Standardize features before PCA.
Inspect explained variance and scree plots.
Select n_components via threshold or domain needs.
Visualize clusters in PCA space.
Validate with silhouette/stability.
Avoid non-Euclidean metrics with Ward.
Be cautious with whitening.
Verify dendrogram interpretation.
Log random_state and configs.
Quiz Answers
1) Ward, complete, average (any two).
2) Ward optimizes variance in Euclidean space; other metrics break the assumption.
3) Heights show merge distances; higher merges indicate less similar clusters.
4) Cut the dendrogram at a chosen height to yield that many clusters.
5) To assess cluster separation quality after clustering.
6) Centering is required; scaling prevents large-scale features from dominating.

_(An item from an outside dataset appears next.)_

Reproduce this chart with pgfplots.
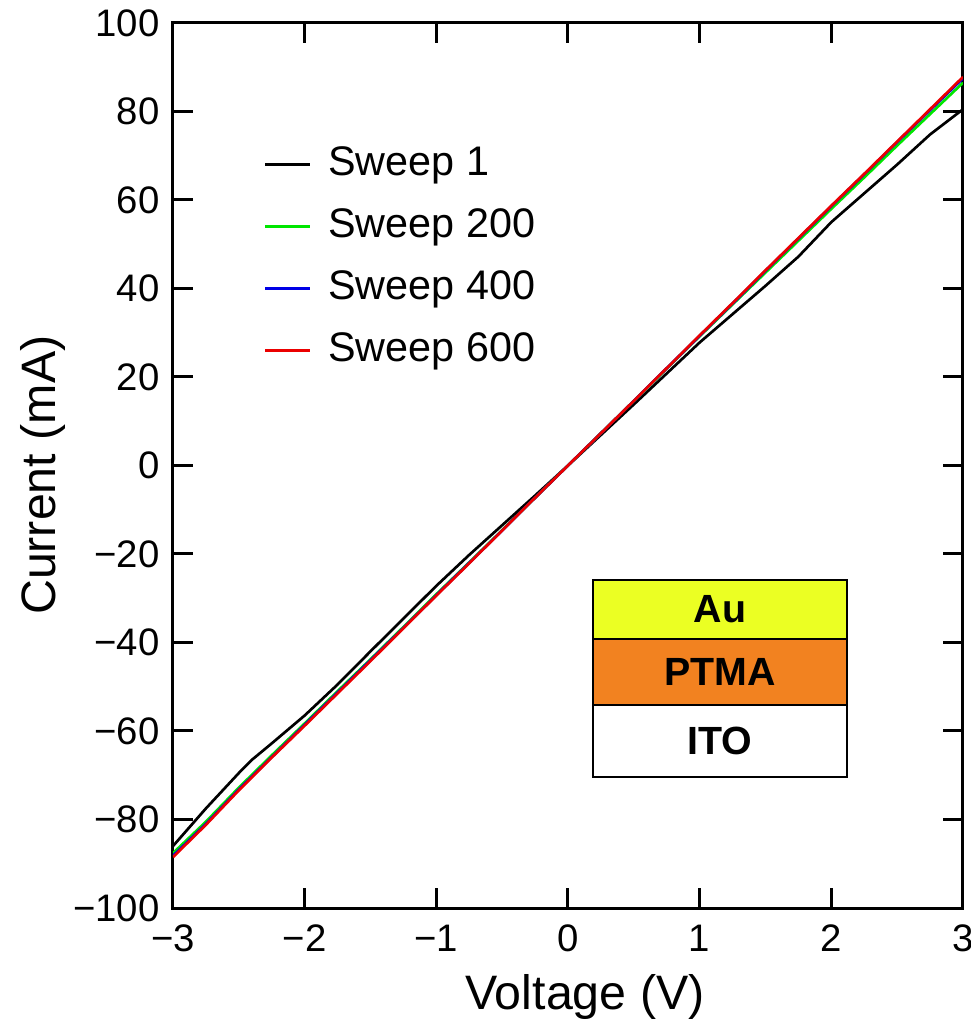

7) Maximize variance along orthogonal components.
8) Choose a cumulative variance threshold (e.g., 0.9–0.95) or fixed count.
9) Fraction of total variance explained by each component.
10) Principal directions (loadings) onto which data are projected.
11) Scaling components to unit variance; can help some models but distorts variance structure.
12) Ward with non-Euclidean metrics.
13) To denoise, reduce dimensionality, and aid cluster separation/visualization.
14) randomized (fast approximate SVD).
15) Distances become dominated by large-scale features, distorting clusters.
Common Implementation Errors (10)
Using Ward linkage with non-Euclidean distances; violates assumptions.
Skipping centering/scaling before PCA; large-scale features dominate components.
Choosing too few/many PCA components without checking explained variance or reconstruction error.
Misinterpreting dendrogram heights and arbitrary cut levels; poor cluster selection.
Applying whitening indiscriminately; alters variance structure and downstream distances.
Mixing distance metrics and linkage choices inconsistently (e.g., complete + cosine without validation).
Projecting to PCA space for clustering but forgetting to apply the same transform at inference.
Ignoring outliers; they distort PCA directions and cluster assignments.
Not validating cluster stability (bootstraps/silhouette) before reporting results.
Building transforms outside a Pipeline; risk of leakage between training and evaluation.